Stoking a Fresh Fire

I was on the Olympic coast last weekend with friends – something we do on the first weekend of every new year. The weather was gloriously wild and gnarly, as it usually is in January, just the way we like it. Big surf, strong winds, big tides, and a primal, ragged, rain-soaked coast taken straight from a Chinese scroll. Gathered around an "inner fire", pelted by blasts of salt wind, and fallen out of time into an immense landscape, we felt small and huge at the same time.

What a terrific way to enter the year. I found myself reflecting on the three years that have passed since I ended my Circumference of Home experiment in 2008. Though I embarked on that journey as a solo adventure, it has pulled me deeper into community every step of the way. My desire to keep sharing the adventure with others only stokes  my commitment to stay on the path myself.

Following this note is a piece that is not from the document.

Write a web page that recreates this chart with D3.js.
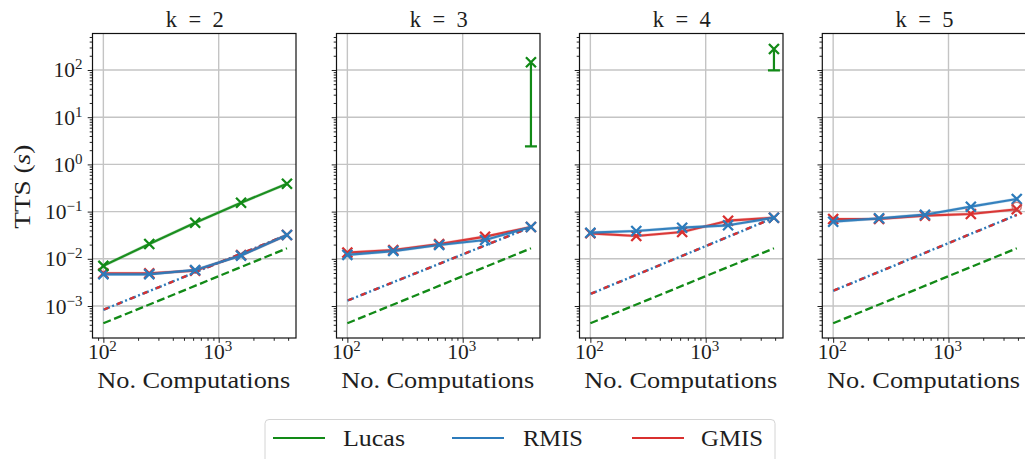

I have written very little since publishing The Circumference of Home in 2010. Instead, I have given myself over to sharing the fruits of that journey through readings, talks and workshops throughout the Northwest, and on both coasts. Sometimes it is good to step back from too many words, and simply live into a new phase of one’s life as directly as possible. The last two years have felt like that for me. In future posts I will talk about my efforts to sustain these changes, and to build on my investment in local community. I have continued to learn and grow into this challenge, and there is much brewing in my heart that is seeking expression. I feel ready to put pen to paper again, and at the same time to embark on a more communal phase of my journey. There is so much we can do together that we can't do alone.

To begin with, there are the facts on the ground, three years later. The climate crisis that launched me on this journey in the first place has accelerated much faster than climatologists had predicted when I began my year.  2011 unleashed climate catastrophes of unprecedented ferocity all over the globe. From heat waves and droughts to wild fires, monster tornadoes, and mega-floods, some of these events have devastated whole nations.

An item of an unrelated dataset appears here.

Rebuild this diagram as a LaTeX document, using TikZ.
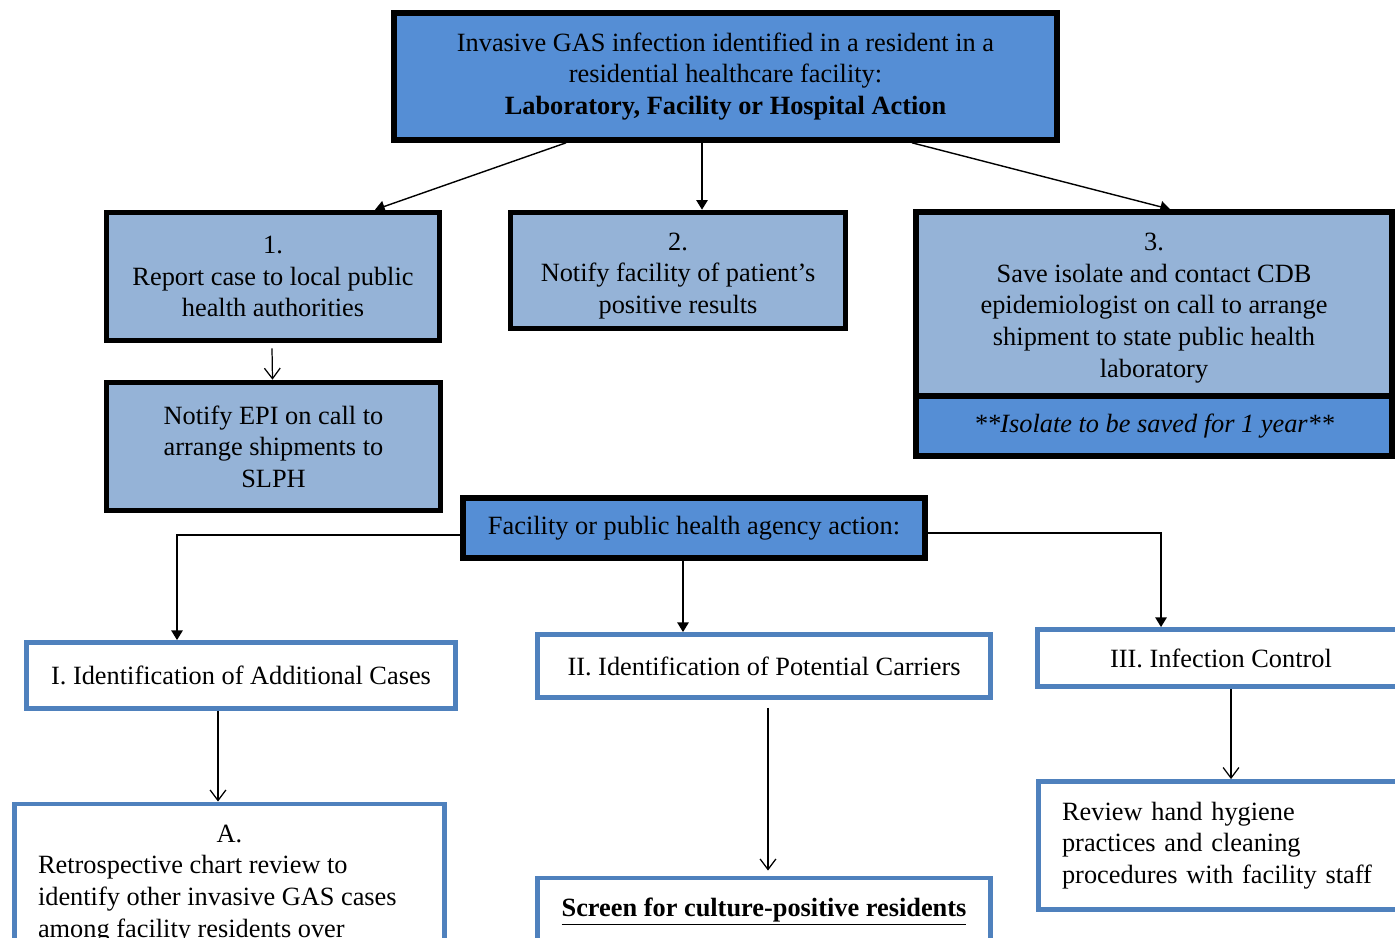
\documentclass[tikz,border=0pt]{standalone}
\usepackage{fontspec}
\setmainfont{Liberation Serif}
\usepackage{xcolor}
\definecolor{gasMid}{HTML}{558ED5}
\definecolor{gasLight}{HTML}{95B3D7}
\definecolor{gasEdge}{HTML}{4F81BD}
\usetikzlibrary{calc}
\usetikzlibrary{arrows.meta}
\tikzset{
    leadbox/.style={draw=black, fill=gasMid, line width=3.2pt, align=center, inner sep=0pt},
    stepbox/.style={draw=black, fill=gasLight, line width=3.2pt, align=center, inner sep=0pt},
    taskbox/.style={draw=gasEdge, fill=white, line width=2.8pt, align=center, inner sep=0pt},
    fillArr/.style={draw=black, line width=0.8pt, -{Triangle[length=5.5pt,width=6.5pt]}},
    openArr/.style={draw=black, line width=0.7pt, -{Straight Barb[length=6pt,width=9pt]}}
}

\begin{document}
\begin{tikzpicture}[x=0.02cm, y=-0.02cm, every node/.style={font=\fontsize{15}{18}\selectfont}]
  % Page frame
  \useasboundingbox (0,0) rectangle (1395,937);
  \begin{scope}
  \clip (0,0) rectangle (1395,937);

  % Laboratory, facility or hospital action
  \node[leadbox, minimum width=13.26cm, minimum height=2.54cm] (lead) at (725.5,76.5)
    {Invasive GAS infection identified in a resident in a\\ residential healthcare facility:\\ \textbf{Laboratory, Facility or Hospital Action}};

  \node[stepbox, minimum width=6.66cm, minimum height=2.56cm] (report) at (273,276.5)
    {1.\\ Report case to local public\\ health authorities};
  \node[stepbox, minimum width=6.7cm, minimum height=2.32cm] (notify) at (678,270.5)
    {\rule{0pt}{16pt}2.\\ Notify facility of patient’s\\ positive results};
  \node[stepbox, minimum width=9.52cm, minimum height=3.68cm] (save) at (1154,304)
    {\rule{0pt}{14.5pt}3.\\ Save isolate and contact CDB\\ epidemiologist on call to arrange\\ shipment to state public health\\ laboratory};
  \node[leadbox, minimum width=9.52cm, minimum height=1.2cm] (keep) at (1154,426)
    {\itshape **Isolate to be saved for 1 year**};
  \node[stepbox, minimum width=6.68cm, minimum height=2.56cm] (epi) at (273.5,446.5)
    {Notify EPI on call to\\ arrange shipments to\\ SLPH};

  % Facility or public health agency action
  \node[leadbox, minimum width=9.24cm, minimum height=1.2cm] (agency) at (694,528)
    {Facility or public health agency action:};

  \node[taskbox, minimum width=8.58cm, minimum height=1.32cm] (cases) at (241,675.5)
    {I. Identification of Additional Cases};
  \node[taskbox, minimum width=9.06cm, minimum height=1.26cm] (carriers) at (764,666)
    {II. Identification of Potential Carriers};
  \node[taskbox, minimum width=7.34cm, minimum height=1.14cm] (control) at (1221,658)
    {III. Infection Control};

  \node[taskbox, anchor=north, inner xsep=0.47cm, inner ysep=0.42cm] (chart) at (229.5,801.5)
    {\parbox[c][3.13cm][t]{7.66cm}{\centering A.\par\raggedright Retrospective chart review to\\ identify other invasive GAS cases\\ among facility residents over}};
  \node[taskbox, anchor=north, inner ysep=0.4cm] (screen) at (764,875.5)
    {\parbox[c][2cm][t]{9.06cm}{\centering\bfseries\underline{Screen for culture-positive residents}}};
  \node[taskbox, minimum width=7.32cm, minimum height=2.56cm, inner xsep=0.47cm, text width=6.38cm, align=left] (hygiene) at (1221.5,845.5)
    {Review hand hygiene\\ practices and cleaning\\ procedures with facility staff};

  % Connectors
  \draw[fillArr] ([xshift=-3.19cm]lead.south) -- ([xshift=2.04cm]report.north);
  \draw[fillArr] ([xshift=-0.47cm]lead.south) -- ([xshift=-0.47cm]lead.south |- notify.north);
  \draw[fillArr] ([xshift=3.73cm]lead.south) -- ([xshift=0.32cm]save.north);
  \draw[openArr] ([xshift=-0.02cm,yshift=-0.1cm]report.south) -- ([xshift=-0.02cm]epi.north);

  \draw[fillArr] ([yshift=-0.14cm]agency.west) -| ([xshift=-1.28cm]cases.north);
  \draw[fillArr] ([xshift=-0.22cm]agency.south) -- ([xshift=-0.22cm]agency.south |- carriers.north);
  \draw[fillArr] ([yshift=-0.1cm]agency.east) -| ([xshift=-1.2cm]control.north);

  \draw[openArr] ([xshift=-0.46cm]cases.south) -- ([xshift=-0.46cm]cases.south |- chart.north);
  \draw[openArr, shorten >=0.1cm] ([xshift=0.08cm,yshift=-0.16cm]carriers.south) -- ([xshift=0.08cm]carriers.south |- screen.north);
  \draw[openArr] ([xshift=0.2cm]control.south) -- ([xshift=0.2cm]control.south |- hygiene.north);
  \end{scope}
\end{tikzpicture}
\end{document}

Remarkably, in the face of this, climate denial in the U.S. has increased from 47% to 57% over the past two years, and media climate coverage tumbled another 20% this year over 2010. It is hard not to be deeply discouraged by this.

But there are other ways to hold the conundrum. Some compassion may be called for. From a psychological point of view, this wave of denial is understandable. Fear is a powerful force in the human psyche, and its power grows in proportion to the size of the threat it perceives. All of us know fears, and it is human to take refuge in denial when our fear overwhelms us. We all do that to some degree, even though the effect of this denial is often to strengthen the threat itself. I happen to think there is great opportunity always in moments of intense disequilibrium. The tension between perception and reality, human desire and natural limits, is inevitably a great teacher, if we are willing to listen, and act on what we discover.

The good news is that we are not powerless to respond. A great many people are stepping up to the climate challenge with extraordinary courage, flare and creativity, mostly beneath the radar of mainstream media attention. I am actually less discouraged all the time. I feel less alone, less marginalized, and more supported in my own personal efforts to enact change as I link up with others who are choosing to embrace this new reality as an adventure rather than an ordeal. I have been continually struck by the power of simple actions to dispel the illusion of helplessness – each and every time I choose to “occupy my bike” or take a bus rather than drive, each time I make the effort to prepare nourishing local food with friends and loved ones, each time I push out the boundaries of personal habits or unquestioned assumptions, I discover that it is not as hard as I expected. Each choice to act in alignment with my values, and to join with others in doing so, is an antidote to despair. It is this lived intention, one day and hour at a time, that helps charge the inner fires of personal capacity and resolve.

What I want to explore in this blog is the resilience that grows out of simple actions for the common good, especially when such actions are taken in common with others. A painful tension sets into the heart when we know what our times call for, and then act as if we do not know. Such a tension can grow over time into a malaise of the spirit. This kind of self-imposed paralysis invariably lands us in despair.

The only resolution I’ve found to that tension is to act, as best I can, in congruence with what I know to be true, and to remain undaunted in my resolve, whether I achieve the results I hoped for or not. No one knows what the future has in store for us, or whether our actions will be enough to turn the tide. But we do know that we are all in this one together, that we share a common destiny that will turn on our shared resolve. My own experience tells me there is plenty of joy and solidarity in the effort itself, in the desire to give ourselves wholeheartedly to acts of healing, wherever we may find ourselves. More than ever, that is the direction I plan to take in 2012. Won't you join me?